Софья была женщиной необычной для военного корабля. Тридцать два года, высокая, худощавая, с короткими тёмными волосами, которые она стригла сама, ножницами, перед осколком зеркала. Лицо строгое, почти мужское, но глаза — живые, острые, проницательные. Она была хирургом в ленинградском госпитале, пока госпиталь не разбомбили, и тогда её отправили на флот. Она видела столько смерти, что перестала её бояться, но так и не привыкла.
Спасённый лежал на металлическом столе, всё так же голый, укрытый только простынёй. Софья стояла рядом, в белом халате, записывала что-то в блокнот. Рядом — лотки с инструментами, банки с формалином, микроскоп.
— Здравствуйте, Пётр Андреевич, — сказала она, не отрываясь от записей.
— Софья Сергеевна, — кивнул Громов. — Что с ним?
Она подняла взгляд. В её глазах читалось беспокойство.
— Не знаю. Температура тела — тридцать четыре градуса. У нормального человека при такой температуре должна начаться тяжёлая гипотермия. Но пульс у него ровный, сильный. Семьдесят ударов в минуту. Дыхание — четырнадцать вдохов. Рефлексы присутствуют, но… замедленные. Он реагирует на свет, на звук, но не говорит. Не моргает. Глаза постоянно открыты.
Она подошла ближе к столу, осторожно откинула простыню, обнажив торс спасённого.
— Посмотрите сюда, — она указала на шрамы. — Это хирургические разрезы. Очень точные. Вдоль позвоночника — видите? Кто-то вскрывал его, работал с нервами, может быть, с костным мозгом. Здесь, на рёбрах — такой разрез делают, когда оперируют сердце или лёгкие. А вот это… — она наклонилась, раздвинула волосы на голове спасённого. — Трепанация черепа. Видите эту линию? Кость срастилась, но след остался.
Громов молчал. Смотрел на эти шрамы и чувствовал, как что-то тяжёлое оседает на дно желудка.
— Кто-то экспериментировал на нём, — продолжила Софья. — И ещё вот это.
Она взяла небольшое металлическое зеркальце, наклонилась к лицу спасённого, пальцами оттянула нижнюю губу.
— Смотрите.
Громов склонился. На внутренней стороне губы, едва различимые, были вытатуированы мелкие готические символы: SW-17.
— Серийный номер, — тихо сказала Софья. — Его пометили, как скот. Как подопытное животное.

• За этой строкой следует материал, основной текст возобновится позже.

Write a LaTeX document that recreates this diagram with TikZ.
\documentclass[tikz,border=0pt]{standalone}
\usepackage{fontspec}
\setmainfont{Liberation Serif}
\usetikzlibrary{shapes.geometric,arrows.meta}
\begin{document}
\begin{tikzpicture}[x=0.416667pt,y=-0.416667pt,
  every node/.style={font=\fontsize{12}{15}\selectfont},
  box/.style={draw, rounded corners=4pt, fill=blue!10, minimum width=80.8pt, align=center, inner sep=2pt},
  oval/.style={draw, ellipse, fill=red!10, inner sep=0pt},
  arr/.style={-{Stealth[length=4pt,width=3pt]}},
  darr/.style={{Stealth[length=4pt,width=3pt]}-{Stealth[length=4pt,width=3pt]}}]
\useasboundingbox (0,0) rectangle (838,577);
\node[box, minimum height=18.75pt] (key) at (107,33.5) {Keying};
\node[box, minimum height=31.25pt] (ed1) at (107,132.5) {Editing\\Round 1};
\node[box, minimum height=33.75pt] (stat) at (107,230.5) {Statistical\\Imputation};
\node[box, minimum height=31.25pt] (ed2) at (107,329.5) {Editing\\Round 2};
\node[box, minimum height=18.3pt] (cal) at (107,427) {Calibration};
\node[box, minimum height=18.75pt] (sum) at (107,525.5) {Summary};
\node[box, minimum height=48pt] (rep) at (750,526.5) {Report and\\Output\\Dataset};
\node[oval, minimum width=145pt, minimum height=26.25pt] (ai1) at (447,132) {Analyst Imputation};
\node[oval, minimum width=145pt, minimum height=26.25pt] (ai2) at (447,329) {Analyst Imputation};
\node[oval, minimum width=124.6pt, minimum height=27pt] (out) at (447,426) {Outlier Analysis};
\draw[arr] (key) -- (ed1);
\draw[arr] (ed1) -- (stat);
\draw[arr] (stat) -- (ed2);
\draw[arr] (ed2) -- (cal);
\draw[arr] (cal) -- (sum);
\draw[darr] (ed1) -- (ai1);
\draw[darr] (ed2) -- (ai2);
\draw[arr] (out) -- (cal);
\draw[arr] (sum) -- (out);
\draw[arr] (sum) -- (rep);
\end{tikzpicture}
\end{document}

Громов выпрямился. Посмотрел в лицо спасённого. Тот лежал, не шевелясь, глядя в потолок огромными чёрными зрачками. Непонятно было, слышит ли он, понимает ли, думает ли вообще. Или внутри этой оболочки — пустота.
— Вы взяли кровь? — спросил Громов.
— Да. Изучу под микроскопом.
— Пришлите результаты. Сразу, как будут.
Софья кивнула.
Громов направился к выходу, но на пороге остановился, обернулся.
— Софья Сергеевна. Держите дверь запертой. И никого не пускайте к нему без моего приказа.
— Конечно, товарищ капитан.
Он вышел. Дверь за ним закрылась с глухим металлическим лязгом.
Спасённый продолжал лежать, глядя в потолок. И казалось, что его губы чуть-чуть, совсем незаметно, растянулись в подобии улыбки.